Problem description: Restate the whole of the material. Keep every word, and drop the pictures.

Dataset extract:
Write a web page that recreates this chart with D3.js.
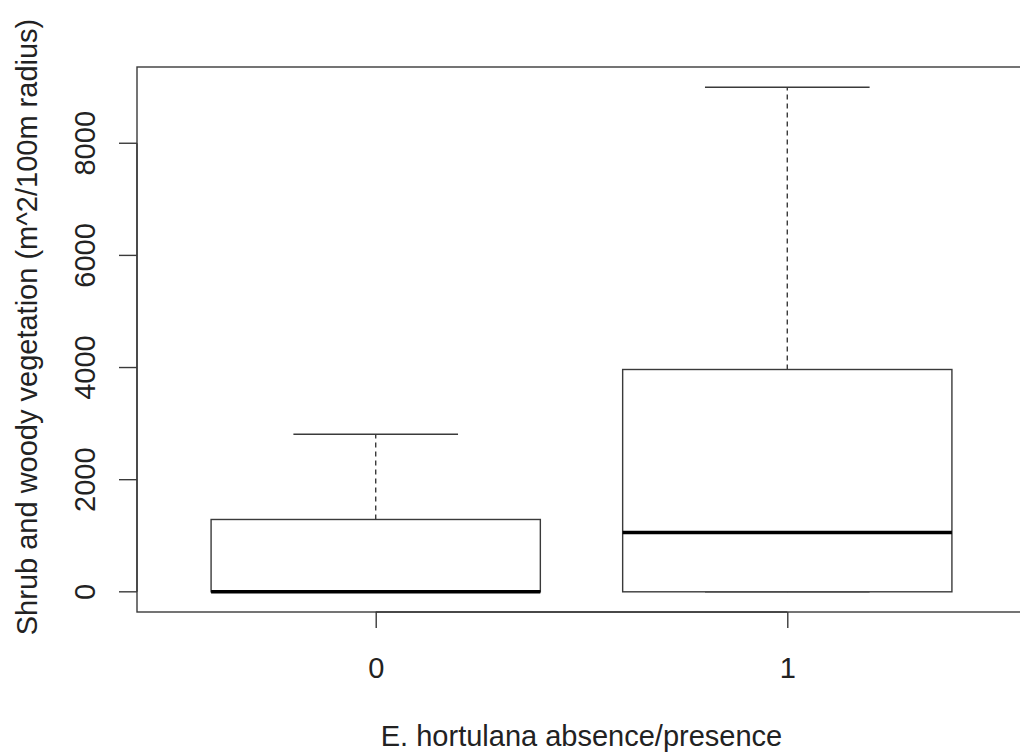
<!DOCTYPE html>
<html>
<head>
<meta charset="utf-8">
<script src="https://unpkg.com/d3@7/dist/d3.min.js"></script>
<style>
  body { margin: 0; background: #fff; }
  svg { display: block; }
  text { font-family: "Liberation Sans", Arial, sans-serif; fill: #222; }
</style>
</head>
<body>
<div class="chart"></div>
<script>
// boxplot stats
const groups = ["0", "1"]
const lowerWhisker = [0, 0]
const lowerQuartile = [0, 0]
const medians = [0, 1060]
const upperQuartile = [1290, 3965]
const upperWhisker = [2810, 9000]
const yTicks = [0, 2000, 4000, 6000, 8000]

const width = 1020, height = 753
const margin = ({top: 67, right: -6, bottom: 141, left: 137})
const fontSize = 29

const data = groups.map((g, i) => ({
    g, pos: i + 1,
    lo: lowerWhisker[i], q1: lowerQuartile[i], med: medians[i],
    q3: upperQuartile[i], hi: upperWhisker[i]
}))

// R style: xlim 0.5..2.5 extended by 4%
const xScale = d3.scaleLinear()
    .domain([0.42, 2.58])
    .range([margin.left, width - margin.right])

const yScale = d3.scaleLinear()
    .domain([-360, 9360])
    .range([height - margin.bottom, margin.top])

const svg = d3.select(".chart").append("svg")
    .attr("width", width)
    .attr("height", height)

const ink = "#3a3a3a"

// plot frame
svg.append("rect")
    .attr("x", margin.left)
    .attr("y", margin.top)
    .attr("width", width - margin.right - margin.left)
    .attr("height", height - margin.bottom - margin.top)
    .attr("fill", "none")
    .attr("stroke", ink)
    .attr("stroke-width", 1.4)

const boxes = svg.selectAll("g.box")
    .data(data)
    .enter()
    .append("g")
    .attr("class", "box")

// whiskers
boxes.append("line")
    .attr("x1", d => xScale(d.pos)).attr("x2", d => xScale(d.pos))
    .attr("y1", d => yScale(d.q3)).attr("y2", d => yScale(d.hi))
    .attr("stroke", ink).attr("stroke-width", 1.4)
    .attr("stroke-dasharray", "5,4")
boxes.append("line")
    .attr("x1", d => xScale(d.pos)).attr("x2", d => xScale(d.pos))
    .attr("y1", d => yScale(d.q1)).attr("y2", d => yScale(d.lo))
    .attr("stroke", ink).attr("stroke-width", 1.4)
    .attr("stroke-dasharray", "5,4")

// staples
boxes.append("line")
    .attr("x1", d => xScale(d.pos - 0.2)).attr("x2", d => xScale(d.pos + 0.2))
    .attr("y1", d => yScale(d.hi)).attr("y2", d => yScale(d.hi))
    .attr("stroke", ink).attr("stroke-width", 1.4)
boxes.append("line")
    .attr("x1", d => xScale(d.pos - 0.2)).attr("x2", d => xScale(d.pos + 0.2))
    .attr("y1", d => yScale(d.lo)).attr("y2", d => yScale(d.lo))
    .attr("stroke", ink).attr("stroke-width", 1.4)

// boxes
boxes.append("rect")
    .attr("x", d => xScale(d.pos - 0.4))
    .attr("y", d => yScale(d.q3))
    .attr("width", d => xScale(d.pos + 0.4) - xScale(d.pos - 0.4))
    .attr("height", d => yScale(d.q1) - yScale(d.q3))
    .attr("fill", "white")
    .attr("stroke", ink).attr("stroke-width", 1.4)

// medians
boxes.append("line")
    .attr("x1", d => xScale(d.pos - 0.4)).attr("x2", d => xScale(d.pos + 0.4))
    .attr("y1", d => yScale(d.med)).attr("y2", d => yScale(d.med))
    .attr("stroke", "#000").attr("stroke-width", 3.5)

// y axis
const yAxis = d3.axisLeft(yScale)
    .tickValues(yTicks)
    .tickFormat(d3.format("d"))
    .tickSize(18)
    .tickSizeOuter(0)

const gy = svg.append("g")
    .attr("transform", `translate(${margin.left},0)`)
    .call(yAxis)
    .attr("font-size", fontSize)
    .attr("font-family", null)
gy.select(".domain").attr("d", `M0,${yScale(0)}V${yScale(8000)}`)
gy.selectAll("line, path").attr("stroke", ink).attr("stroke-width", 1.4)
gy.selectAll(".tick").attr("transform", null)
gy.selectAll(".tick line").attr("y1", d => yScale(d)).attr("y2", d => yScale(d))
gy.selectAll(".tick text")
    .attr("transform", d => `rotate(-90, -52, ${yScale(d)})`)
    .attr("x", -52)
    .attr("y", d => yScale(d))
    .attr("dy", "0.35em")
    .attr("text-anchor", "middle")
    .attr("fill", "#222")

// x axis
const xAxis = d3.axisBottom(xScale)
    .tickValues(data.map(d => d.pos))
    .tickFormat((d, i) => groups[i])
    .tickSize(16)
    .tickPadding(29)
    .tickSizeOuter(0)

const gx = svg.append("g")
    .attr("transform", `translate(0,${height - margin.bottom})`)
    .call(xAxis)
    .attr("font-size", fontSize)
    .attr("font-family", null)
gx.select(".domain").attr("d", `M${xScale(1)},0H${xScale(2)}`)
gx.selectAll("line, path").attr("stroke", ink).attr("stroke-width", 1.4)
gx.selectAll(".tick text").attr("fill", "#222")

// axis titles
svg.append("text")
    .attr("x", (margin.left + width - margin.right) / 2)
    .attr("y", 746)
    .attr("text-anchor", "middle")
    .attr("font-size", fontSize)
    .text("E. hortulana absence/presence")

svg.append("text")
    .attr("transform", `translate(37,327) rotate(-90)`)
    .attr("text-anchor", "middle")
    .attr("font-size", fontSize)
    .text("Shrub and woody vegetation (m^2/100m radius)")
</script>
</body>
</html>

Final answer:
Write a web page that recreates this chart with D3.js.
<!DOCTYPE html>
<html>
<head>
<meta charset="utf-8">
<script src="https://unpkg.com/d3@7/dist/d3.min.js"></script>
<style>
  body { margin: 0; background: #fff; }
  svg { display: block; }
  text { font-family: "Liberation Sans", Arial, sans-serif; fill: #222; }
</style>
</head>
<body>
<div class="chart"></div>
<script>
// boxplot stats
const groups = ["0", "1"]
const lowerWhisker = [0, 0]
const lowerQuartile = [0, 0]
const medians = [0, 1060]
const upperQuartile = [1290, 3965]
const upperWhisker = [2810, 9000]
const yTicks = [0, 2000, 4000, 6000, 8000]

const width = 1020, height = 753
const margin = ({top: 67, right: -6, bottom: 141, left: 137})
const fontSize = 29

const data = groups.map((g, i) => ({
    g, pos: i + 1,
    lo: lowerWhisker[i], q1: lowerQuartile[i], med: medians[i],
    q3: upperQuartile[i], hi: upperWhisker[i]
}))

// R style: xlim 0.5..2.5 extended by 4%
const xScale = d3.scaleLinear()
    .domain([0.42, 2.58])
    .range([margin.left, width - margin.right])

const yScale = d3.scaleLinear()
    .domain([-360, 9360])
    .range([height - margin.bottom, margin.top])

const svg = d3.select(".chart").append("svg")
    .attr("width", width)
    .attr("height", height)

const ink = "#3a3a3a"

// plot frame
svg.append("rect")
    .attr("x", margin.left)
    .attr("y", margin.top)
    .attr("width", width - margin.right - margin.left)
    .attr("height", height - margin.bottom - margin.top)
    .attr("fill", "none")
    .attr("stroke", ink)
    .attr("stroke-width", 1.4)

const boxes = svg.selectAll("g.box")
    .data(data)
    .enter()
    .append("g")
    .attr("class", "box")

// whiskers
boxes.append("line")
    .attr("x1", d => xScale(d.pos)).attr("x2", d => xScale(d.pos))
    .attr("y1", d => yScale(d.q3)).attr("y2", d => yScale(d.hi))
    .attr("stroke", ink).attr("stroke-width", 1.4)
    .attr("stroke-dasharray", "5,4")
boxes.append("line")
    .attr("x1", d => xScale(d.pos)).attr("x2", d => xScale(d.pos))
    .attr("y1", d => yScale(d.q1)).attr("y2", d => yScale(d.lo))
    .attr("stroke", ink).attr("stroke-width", 1.4)
    .attr("stroke-dasharray", "5,4")

// staples
boxes.append("line")
    .attr("x1", d => xScale(d.pos - 0.2)).attr("x2", d => xScale(d.pos + 0.2))
    .attr("y1", d => yScale(d.hi)).attr("y2", d => yScale(d.hi))
    .attr("stroke", ink).attr("stroke-width", 1.4)
boxes.append("line")
    .attr("x1", d => xScale(d.pos - 0.2)).attr("x2", d => xScale(d.pos + 0.2))
    .attr("y1", d => yScale(d.lo)).attr("y2", d => yScale(d.lo))
    .attr("stroke", ink).attr("stroke-width", 1.4)

// boxes
boxes.append("rect")
    .attr("x", d => xScale(d.pos - 0.4))
    .attr("y", d => yScale(d.q3))
    .attr("width", d => xScale(d.pos + 0.4) - xScale(d.pos - 0.4))
    .attr("height", d => yScale(d.q1) - yScale(d.q3))
    .attr("fill", "white")
    .attr("stroke", ink).attr("stroke-width", 1.4)

// medians
boxes.append("line")
    .attr("x1", d => xScale(d.pos - 0.4)).attr("x2", d => xScale(d.pos + 0.4))
    .attr("y1", d => yScale(d.med)).attr("y2", d => yScale(d.med))
    .attr("stroke", "#000").attr("stroke-width", 3.5)

// y axis
const yAxis = d3.axisLeft(yScale)
    .tickValues(yTicks)
    .tickFormat(d3.format("d"))
    .tickSize(18)
    .tickSizeOuter(0)

const gy = svg.append("g")
    .attr("transform", `translate(${margin.left},0)`)
    .call(yAxis)
    .attr("font-size", fontSize)
    .attr("font-family", null)
gy.select(".domain").attr("d", `M0,${yScale(0)}V${yScale(8000)}`)
gy.selectAll("line, path").attr("stroke", ink).attr("stroke-width", 1.4)
gy.selectAll(".tick").attr("transform", null)
gy.selectAll(".tick line").attr("y1", d => yScale(d)).attr("y2", d => yScale(d))
gy.selectAll(".tick text")
    .attr("transform", d => `rotate(-90, -52, ${yScale(d)})`)
    .attr("x", -52)
    .attr("y", d => yScale(d))
    .attr("dy", "0.35em")
    .attr("text-anchor", "middle")
    .attr("fill", "#222")

// x axis
const xAxis = d3.axisBottom(xScale)
    .tickValues(data.map(d => d.pos))
    .tickFormat((d, i) => groups[i])
    .tickSize(16)
    .tickPadding(29)
    .tickSizeOuter(0)

const gx = svg.append("g")
    .attr("transform", `translate(0,${height - margin.bottom})`)
    .call(xAxis)
    .attr("font-size", fontSize)
    .attr("font-family", null)
gx.select(".domain").attr("d", `M${xScale(1)},0H${xScale(2)}`)
gx.selectAll("line, path").attr("stroke", ink).attr("stroke-width", 1.4)
gx.selectAll(".tick text").attr("fill", "#222")

// axis titles
svg.append("text")
    .attr("x", (margin.left + width - margin.right) / 2)
    .attr("y", 746)
    .attr("text-anchor", "middle")
    .attr("font-size", fontSize)
    .text("E. hortulana absence/presence")

svg.append("text")
    .attr("transform", `translate(37,327) rotate(-90)`)
    .attr("text-anchor", "middle")
    .attr("font-size", fontSize)
    .text("Shrub and woody vegetation (m^2/100m radius)")
</script>
</body>
</html>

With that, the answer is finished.